Dr. Ben Johnson to Retire as President of Peru State College
(Peru, Neb.) Nebraska State College System (NSCS) Chancellor Stan Carpenter announced that the President of Peru State College, Dr. Ben Johnson, is retiring after nearly a decade. Following his retirement from the presidency, which is effective Friday, Aug. 15, Johnson will become the first NSCS online professor of interdisciplinary studies.
Johnson said, “I am proud of the incredible strides this ‘little college that could’ has made throughout the past nine years, and I consider it a privilege to have been a part of its renaissance. To say that my time at Peru State has been the highlight of my professional career is an understatement. I leave the college having gained wonderful friends and colleagues, and knowing that my work as president is done. It’s time to start another chapter not only in my life, but in this institution’s rich 140-year history.”
An author and noted expert on the science of learning, Johnson came to Peru State in 1999 in the midst of what was a difficult time for the college. His arrival ushered in a new era of unprecedented success for the college.
Carpenter said, “Ben Johnson led Peru State College through a significant transformation. Through his leadership, enrollment increased both on-campus and online and Peru became a vital and vibrant institution. Ben’s creativity and energy were just what the doctor ordered in 1999 when he assumed the presidency of Peru State. He has been a valued colleague and I am very pleased he will remain closely committed to the college and the system as an online professor.”
Johnson is credited with nearly doubling enrollment at the institution during the last nine years, moving it from around 1,300 students to an historic high of more than 2,300 today. The college’s success has been directly attributed to Johnson’s efforts to pioneer online learning in Nebraska, enhance technology in the classroom, implement a unique and flexible class schedule, invest more than $35 million in renovations and repairs of campus facilities, and create new and innovative programs.
NSCS Board of Trustees Chair Bill Roskens said, “I’ve enjoyed watching Peru State College progress under Ben’s tutelage. The college is primed to continue to make major leaps forward as a result of Ben’s efforts.”
Vice President of Academic and Student Affairs Todd Drew said, “President Johnson arrived on campus during a tumultuous and uncertain time.
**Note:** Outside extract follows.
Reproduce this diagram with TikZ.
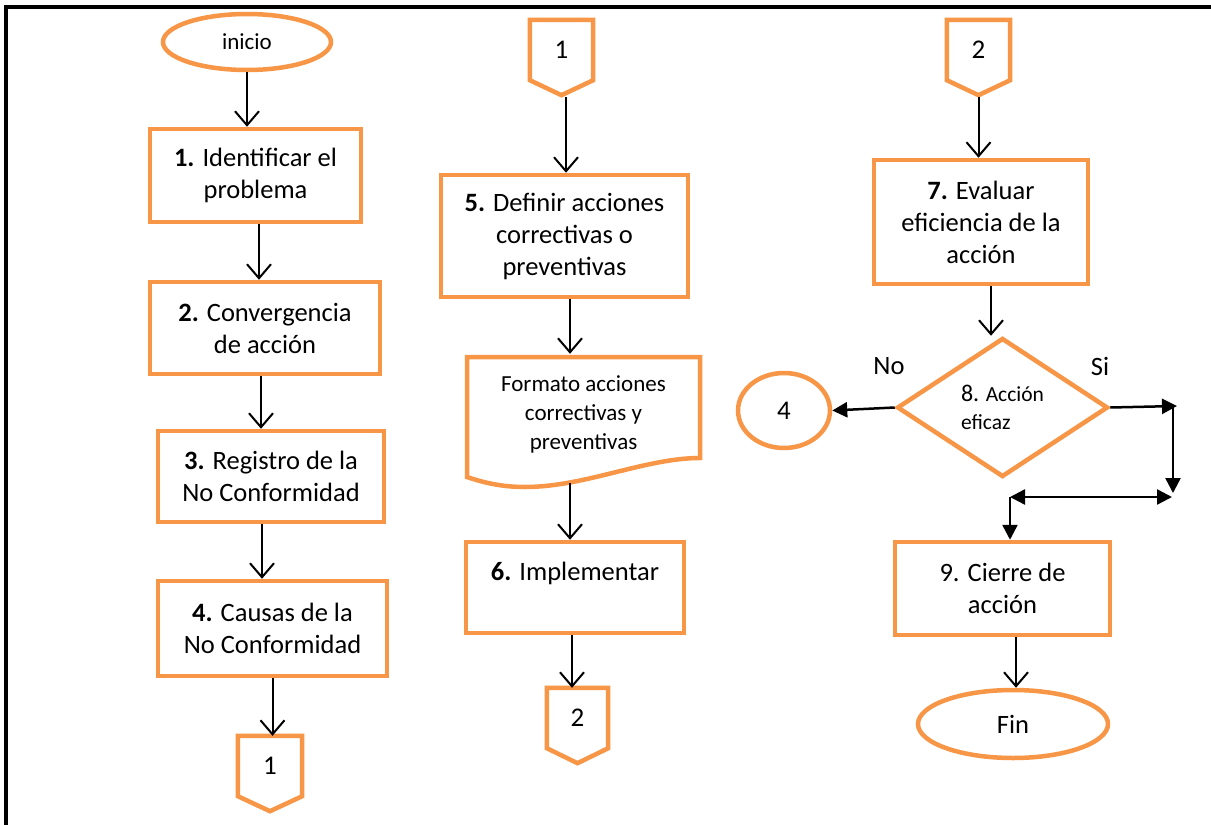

Fortunately, he was the one person in 10,000 who had the entrepreneurial spirit and vision we needed to set this college back on the right course. He worked tirelessly to obtain funding for renovation projects. He worked with local governments to strengthen and build support for the college, and with the faculty and college administrators to initiate new programs. He has left a legacy that will benefit this college for another 140 years.”
The college’s longest serving faculty member (40 years) Dr. Daryl Long, professor of science, said, “We completely turned the corner when Dr. Johnson came to Peru. The whole southeast Nebraska community was split apart, but he helped unite the area, improve the campus appearance and enhance academic programs. He had new ideas and a lot of energy. It really made a difference.”
Johnson undertook a variety of projects to strengthen the college, including creating the Academic Resource Center, which brought together several student services programs that had operated independently of one another and were scattered across campus. He was also instrumental in getting the campus designated as an arboretum.
Johnson’s entrepreneurial spirit led him to initiate the “High School to College Transition Program.” Likely the first of its kind in the country, the 18-month initiative assisted all juniors from Prague, Rising City and Shickley in becoming more academically and socially prepared for collegiate success. The program offered students a four-year tuition waiver funded through private sources, the PSC Foundation and tuition remission programs. Johnson devised the program because he has been concerned about the shrinking resources of small, rural high schools throughout Nebraska for several years. Although there was financial support for only one group of students, Johnson has worked tirelessly to get additional funding through Congress.
Johnson also worked with the PSC Foundation to help raise money for scholarships and academic programs - an example of which were the Selective Entrepreneurship and Economic Development (SEED) scholarships. The scholarships were given to 10 students who enrolled in the college’s new master’s degree in organizational management with two areas of emphasis: economic development and entrepreneurship. The ultimate goal of the SEED scholarships is to have those students put their degrees to work in rural Nebraska.
In 2007, Johnson was honored with the Carl Albin and Alvi Linnea Spader Distinguished Leadership Award, which is presented by the Nebraska LEAD Program. The award “recognizes individuals who have distinguished themselves in visible statewide roles and whose broad vision, pursuit of excellence and strong leadership qualities serve as a constant role model for others.”
The NSCS Board of Trustees will conduct a national search for a new president this summer. Chancellor Carpenter will serve as president of Peru State until a successor has been selected.